Despite the fact that over a million people remained homeless in Haiti one month after the earthquake, the U.S. Ambassador to Haiti, Ken Merten, is quoted at a State Department briefing on February 12, saying “In terms of humanitarian aid delivery…frankly, it’s working really well, and I believe that this will be something that people will be able to look back on in the future as a model for how we’ve been able to sort ourselves out as donors on the ground and responding to an earthquake.”
What? Haiti is a model of how the international government and donor community should respond to an earthquake? The Ambassador must be overworked and need some R&R. Look at the facts.
The UN Office for the Coordination of Humanitarian Affairs (OCHA) reported February 11 there are still 1.2 million people living in “spontaneous settlements” in and around Port au Prince as a result of the January 12 earthquake. These spontaneous settlements are sprawling camps of homeless Haitian children and families living on the ground under sheets.

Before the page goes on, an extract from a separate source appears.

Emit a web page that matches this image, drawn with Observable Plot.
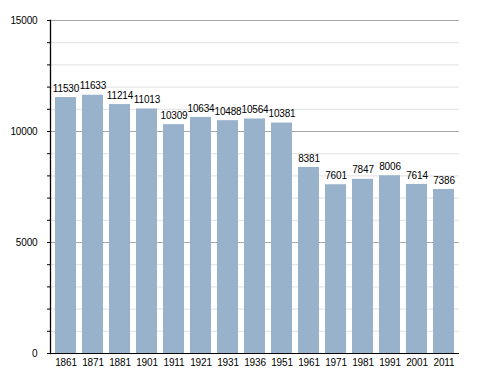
<!DOCTYPE html>
<html>
<head>
<meta charset="utf-8">
<script src="https://cdn.jsdelivr.net/npm/d3@7"></script>
<script src="https://cdn.jsdelivr.net/npm/@observablehq/plot@0.6"></script>
<style>
  body { margin: 0; background: #fff; }
</style>
</head>
<body>
<div id="chart"></div>
<script>
const years = ["1861","1871","1881","1901","1911","1921","1931","1936","1951","1961","1971","1981","1991","2001","2011"];
const population = [11530,11633,11214,11013,10309,10634,10488,10564,10381,8381,7601,7847,8006,7614,7386];
const majorTicks = [0,5000,10000,15000];
const minorTicks = [1000,2000,3000,4000,6000,7000,8000,9000,11000,12000,13000,14000];

const data = years.map((y, i) => ({year: y, value: population[i]}));
const allTicks = majorTicks.concat(minorTicks).sort((a, b) => a - b);

const chart = Plot.plot({
  width: 488,
  height: 373,
  marginLeft: 50,
  marginRight: 29,
  marginTop: 20,
  marginBottom: 20,
  style: {fontFamily: "'Liberation Sans', Arial, sans-serif", fontSize: "10px", background: "#fff", color: "#000", letterSpacing: "-0.15px"},
  x: {domain: years, paddingInner: 0.24, paddingOuter: 0.03, label: null},
  y: {domain: [0, 15000], label: null},
  marks: [
    Plot.ruleY(minorTicks, {stroke: "#e0e0e0", strokeWidth: 1}),
    Plot.ruleY(majorTicks, {stroke: "#a8a8a8", strokeWidth: 1}),
    Plot.barY(data, {x: "year", y: "value", fill: "#98b2cc"}),
    Plot.text(data, {x: "year", y: "value", text: d => String(d.value), dy: -9, fill: "#000", fontSize: 10}),
    Plot.axisX({tickSize: 0, tickPadding: 5, fontSize: 10}),
    Plot.axisY({ticks: allTicks, tickSize: 3, tickPadding: 10, tickFormat: d => (d % 5000 === 0 ? String(d) : ""), fontSize: 10, stroke: "#000", strokeOpacity: 1}),
    Plot.ruleY([0], {stroke: "#000", strokeWidth: 1.2}),
    Plot.frame({anchor: "left", stroke: "#000", strokeOpacity: 1, strokeWidth: 1.3})
  ]
});
document.getElementById("chart").append(chart);
</script>
</body>
</html>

Over 300,000 are in camps in Carrefour, nearly 200,000 in Port au Prince, and over 100,000 each in Delmas, Petitionville and Leogane according to the UN.
About 25,000 people are camped out on one golf course in Petitionville. Hundreds of thousands of others are living in soccer fields, church yards, on hillsides, in gullies, and even on the strips of land in the middle of the street. The UN has identified over 300 such spontaneous settlements. The Red Cross reports there are over 700.
The UN reported that barely one in five of the people in camps have received tents or tarps as of February 11. Eighty percent of the hundreds of thousands of children and families still live on the ground under sheets.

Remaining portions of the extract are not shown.